Xurrent: Making AI the Fabric of IT Service and Operations

While IBM targets broad enterprise AI, Xurrent focuses its operating layer on IT service and operations management. The platform has long embedded AI through Sera AI, which classifies requests, drafts knowledge articles, and resolves routine tickets, with most customers already using it in production. Its new autonomous AI Agents go further: they act as digital team members, completing tickets end-to-end across the IT service lifecycle, with humans setting guardrails and approving work when necessary. Every action is logged and governed by the same policies that apply to human staff, aligning tightly with enterprise AI governance requirements. Xurrent’s Shared Policy and Data Layer gives all agents—vendor-built or customer-built—the same governed view of the IT environment. Rather than treating AI as a bolt-on feature, Xurrent positions AI as the fabric of its cloud-based platform, blending productivity gains with a complete audit trail and consistent controls.

Open Standards, MCP, and the Future of Agent Orchestration

As enterprises adopt more AI agents, interoperability becomes as critical as intelligence. Open standards like the Model Context Protocol (MCP) are emerging to ensure that agents can interact with diverse models and systems while remaining subject to a unified governance layer. Xurrent’s open MCP server illustrates this shift: it allows customers to plug in external AI models from any provider or from in-house development.
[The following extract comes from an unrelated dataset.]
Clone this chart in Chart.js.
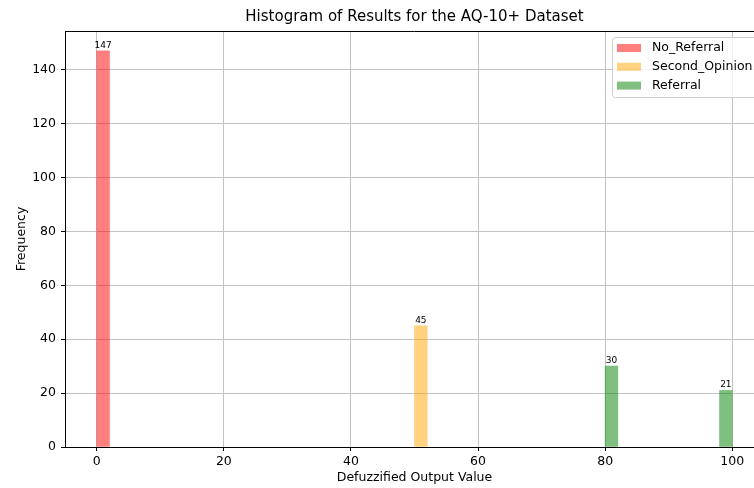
<!DOCTYPE html>
<html>
<head>
<meta charset="utf-8">
<script src="https://cdn.jsdelivr.net/npm/chart.js@4/dist/chart.umd.min.js"></script>
<style>
  html, body { margin: 0; padding: 0; background: #fff; overflow: hidden; }
  #wrap { width: 800px; height: 488px; }
</style>
</head>
<body>
<div id="wrap"><canvas id="c" width="800" height="488"></canvas></div>
<script>
// Histogram bins (width 2) that hold results, per recommendation class
const BIN_WIDTH = 2;
const noReferralBins = [0];
const noReferralCounts = [147];
const secondOpinionBins = [50];
const secondOpinionCounts = [45];
const referralBins = [80, 98];
const referralCounts = [30, 21];

const xTicks = [0, 20, 40, 60, 80, 100];
const yTicks = [0, 20, 40, 60, 80, 100, 120, 140];

const FONT = "'DejaVu Sans', sans-serif";
const LABEL_SIZE = 12.5;
const GRID_COLOR = '#c2c2c2';

function toPoints(starts, counts) {
  return starts.map((s, i) => ({ x: s + BIN_WIDTH / 2, y: counts[i] }));
}

const seriesNames = ['No_Referral', 'Second_Opinion', 'Referral'];
const seriesColors = ['rgba(255,0,0,0.5)', 'rgba(255,165,0,0.5)', 'rgba(0,128,0,0.5)'];

// Frame, value labels and legend drawn on top of the bars
const decorations = {
  id: 'decorations',
  afterDatasetsDraw(chart) {
    const ctx = chart.ctx;
    const a = chart.chartArea;
    ctx.save();
    // top spine
    ctx.strokeStyle = '#000';
    ctx.lineWidth = 1;
    ctx.beginPath();
    ctx.moveTo(a.left, a.top + 0.5);
    ctx.lineTo(a.right, a.top + 0.5);
    ctx.stroke();

    // counts above each bar
    ctx.fillStyle = '#000';
    ctx.font = '9px ' + FONT;
    ctx.textAlign = 'center';
    ctx.textBaseline = 'bottom';
    chart.data.datasets.forEach((ds, di) => {
      chart.getDatasetMeta(di).data.forEach((bar, i) => {
        ctx.fillText(String(ds.data[i].y), bar.x, bar.y - 1);
      });
    });

    // legend
    const lx = 612, ly = 37, lw = 146, lh = 60;
    ctx.fillStyle = 'rgba(255,255,255,0.8)';
    ctx.strokeStyle = '#cccccc';
    ctx.beginPath();
    ctx.roundRect(lx + 0.5, ly + 0.5, lw, lh, 3);
    ctx.fill();
    ctx.stroke();
    ctx.font = LABEL_SIZE + 'px ' + FONT;
    ctx.textAlign = 'left';
    ctx.textBaseline = 'middle';
    seriesNames.forEach((name, i) => {
      const cy = 48 + i * 18.8;
      ctx.fillStyle = seriesColors[i];
      ctx.fillRect(617, cy - 4, 24, 8);
      ctx.fillStyle = '#000';
      ctx.fillText(name, 652, cy);
    });
    ctx.restore();
  }
};

const chart = new Chart(document.getElementById('c'), {
  type: 'bar',
  data: {
    datasets: [
      { label: seriesNames[0], data: toPoints(noReferralBins, noReferralCounts), backgroundColor: seriesColors[0] },
      { label: seriesNames[1], data: toPoints(secondOpinionBins, secondOpinionCounts), backgroundColor: seriesColors[1] },
      { label: seriesNames[2], data: toPoints(referralBins, referralCounts), backgroundColor: seriesColors[2] }
    ]
  },
  options: {
    responsive: false,
    animation: false,
    layout: { padding: { left: 0, right: 36, top: 0, bottom: 0 } },
    datasets: { bar: { grouped: false, barPercentage: 1, categoryPercentage: 1 } },
    plugins: {
      legend: { display: false },
      tooltip: { enabled: false },
      title: {
        display: true,
        fullSize: false,
        text: 'Histogram of Results for the AQ-10+ Dataset',
        color: '#000',
        font: { family: FONT, size: 15, weight: 'normal' },
        padding: { top: 8, bottom: 5 }
      }
    },
    scales: {
      x: {
        type: 'linear',
        offset: false,
        min: -5,
        max: 105,
        afterBuildTicks: s => { s.ticks = xTicks.map(v => ({ value: v })); },
        afterFit: s => { s.height = 41; },
        grid: { offset: false, color: GRID_COLOR, lineWidth: 1, tickColor: '#000', tickLength: 4 },
        border: { color: '#000', width: 1 },
        ticks: { color: '#000', font: { family: FONT, size: LABEL_SIZE }, padding: 3, maxRotation: 0 },
        title: { display: true, text: 'Defuzzified Output Value', color: '#000',
                 font: { family: FONT, size: LABEL_SIZE }, padding: { top: 0, bottom: 3 } }
      },
      y: {
        type: 'linear',
        min: 0,
        max: 154.35,
        afterBuildTicks: s => { s.ticks = yTicks.map(v => ({ value: v })); },
        afterFit: s => { s.width = 65; },
        grid: { color: GRID_COLOR, lineWidth: 1, tickColor: '#000', tickLength: 4 },
        border: { color: '#000', width: 1 },
        ticks: { color: '#000', font: { family: FONT, size: LABEL_SIZE }, padding: 5 },
        title: { display: true, text: 'Frequency', color: '#000',
                 font: { family: FONT, size: LABEL_SIZE }, padding: { top: 14, bottom: 0 } }
      }
    }
  },
  plugins: [decorations]
});

// bar width = one bin width in pixels on the x scale
const binPx = chart.scales.x.getPixelForValue(BIN_WIDTH) - chart.scales.x.getPixelForValue(0);
chart.data.datasets.forEach(ds => { ds.barThickness = binPx; });
chart.update();
</script>
</body>
</html>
Once connected, those models inherit Xurrent’s Shared Policy and Data Layer, gaining the same governance, audit trail, and visibility as native agents. This creates an enterprise AI operating layer where service requests, operational data, and multiple AI providers converge under one control plane. Combined with IBM’s focus on agent orchestration, real-time data, and sovereignty, the message is clear: the next phase of AI is not about isolated pilots, but about standardized, governed platforms where agents can safely operate at scale.